ORAI1 constitutes the store-operated Ca²⁺ release-activated Ca²⁺ (CRAC) channel crucial for life. Whereas ORAI1 activation by Ca²⁺-sensing STIM proteins is known, still obscure is how ORAI1 is turned off through Ca²⁺-dependent inactivation (CDI), protecting against Ca²⁺ toxicity. Here we identify a spatially-restricted Ca²⁺/cAMP signaling crosstalk critical for mediating CDI. Binding of Ca²⁺-activated adenylyl cyclase 8 (AC8) to the N-terminus of ORAI1 positions AC8 near the mouth of ORAI1 for sensing Ca²⁺. Ca²⁺ permeating ORAI1 activates AC8 to generate cAMP and activate PKA. PKA, positioned by AKAP79 near ORAI1, phosphorylates serine-34 in ORAI1 pore extension to induce CDI whereas recruitment of the phosphatase calcineurin antagonizes the effect of PKA. Notably, CDI shapes ORAI1 cytosolic Ca²⁺ signature to determine the isoform and degree of NFAT activation.
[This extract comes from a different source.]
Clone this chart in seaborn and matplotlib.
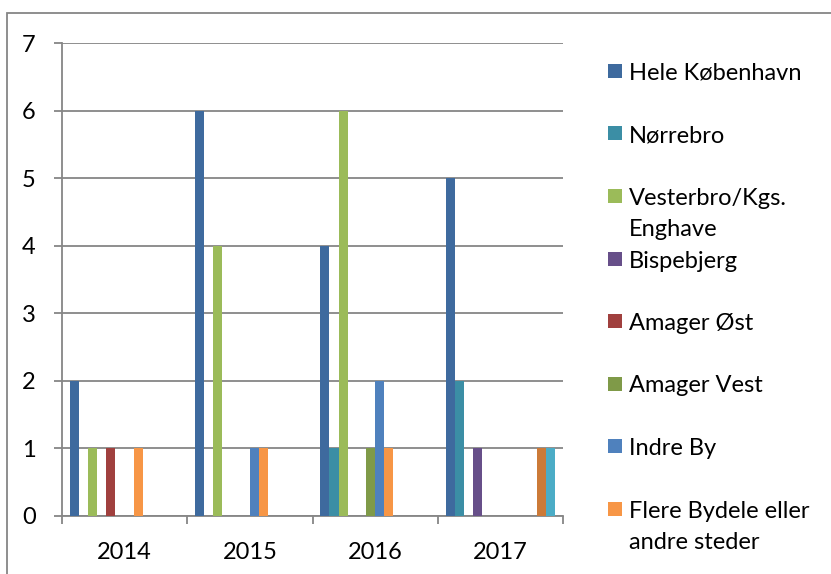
import numpy as np
import pandas as pd
import matplotlib
matplotlib.use("Agg")
import matplotlib.pyplot as plt
from matplotlib.patches import Rectangle
import seaborn as sns

years = ["2014", "2015", "2016", "2017"]
districts = ["Hele København", "Nørrebro", "Vesterbro/Kgs.\nEnghave", "Bispebjerg",
             "Amager Øst", "Amager Vest", "Indre By", "Flere Bydele eller\nandre steder",
             "Østerbro", "Valby", "Vanløse", "Brønshøj-Husum"]
hele = [2, 6, 4, 5]
norrebro = [0, 0, 1, 2]
vesterbro = [1, 4, 6, 0]
bispebjerg = [0, 0, 0, 1]
amager_ost = [1, 0, 0, 0]
amager_vest = [0, 0, 1, 0]
indre_by = [0, 1, 2, 0]
flere = [1, 1, 1, 0]
osterbro = [0, 0, 0, 0]
valby = [0, 0, 0, 0]
vanlose = [0, 0, 0, 1]
bronshoj = [0, 0, 0, 1]
series = [hele, norrebro, vesterbro, bispebjerg, amager_ost, amager_vest,
          indre_by, flere, osterbro, valby, vanlose, bronshoj]
colors = ["#3E6A9E", "#3B8EA5", "#9BBB59", "#674F89", "#A0403E", "#7F9A48",
          "#4F81BD", "#F79646", "#772C2A", "#5F7530", "#CC7A38", "#4BACC6"]
legend_count = 8

rows = []
for name, vals in zip(districts, series):
    for y, v in zip(years, vals):
        rows.append({"year": y, "district": name, "value": v})
df = pd.DataFrame(rows)

sns.set_style("white")
plt.rcParams['font.family'] = ['Lato', 'DejaVu Sans']

fig = plt.figure(figsize=(8.31, 5.74), dpi=100)
ax = fig.add_axes([62/831, 1-516/574, (563-62)/831, (516-43)/574])

gray = "#868686"
fs = 17
sns.barplot(data=df, x="year", y="value", hue="district", order=years,
            hue_order=districts, palette=colors, width=0.875, gap=0,
            linewidth=0, saturation=1, legend=False, ax=ax, zorder=3)

ax.set_ylim(0, 7)
ax.set_xlim(-0.5, 3.5)
ax.set_yticks(range(0, 8))
ax.yaxis.grid(True, color=gray, linewidth=1.3, zorder=0)
ax.set_axisbelow(True)
for s in ["top", "right"]:
    ax.spines[s].set_visible(False)
for s in ["left", "bottom"]:
    ax.spines[s].set_color(gray)
    ax.spines[s].set_linewidth(1.3)
ax.tick_params(axis="y", length=6, width=1.3, color=gray, pad=13, labelsize=fs,
               labelcolor="black", left=True)
ax.tick_params(axis="x", which="major", length=0, pad=19, labelsize=fs,
               labelcolor="black")
ax.set_xticks([-0.5, 0.5, 1.5, 2.5, 3.5], minor=True)
ax.tick_params(axis="x", which="minor", length=6, width=1.3, color=gray,
               direction="out", bottom=True)
ax.set_xlabel("")
ax.set_ylabel("")

# legend (manual, Excel style)
sq = 14
x0 = 608
y_first = 71
step = 62.5
for i in range(legend_count):
    cy = y_first + i * step
    fig.add_artist(Rectangle((x0/831, 1-(cy+sq/2)/574), sq/831, sq/574,
                             transform=fig.transFigure, facecolor=colors[i],
                             edgecolor="none"))
    fig.text(629/831, 1-(cy-8)/574, districts[i], fontsize=fs, va="top",
             ha="left", linespacing=1.6, color="black")

# chart area border
fig.add_artist(Rectangle((7/831, -0.1), 2, 1.1 - 13/574, transform=fig.transFigure,
                         facecolor="none", edgecolor=gray, linewidth=1.3))

fig.savefig("out.png", dpi=100)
Thus, we uncover a mechanism of ORAI1 inactivation, and reveal a hitherto unappreciated role for inactivation in shaping cellular Ca²⁺ signals and NFAT activation.

ORAI1 constitutes the store-operated Ca²⁺ release-activated Ca²⁺ (CRAC) channel, but how this channel is turned off through Ca²⁺-dependent inactivation (CDI) remained unclear. Here the authors identify a spatially-restricted Ca²⁺/cAMP signaling crosstalk critical for mediating CDI which in turn regulates cellular Ca²⁺ signals and NFAT activation.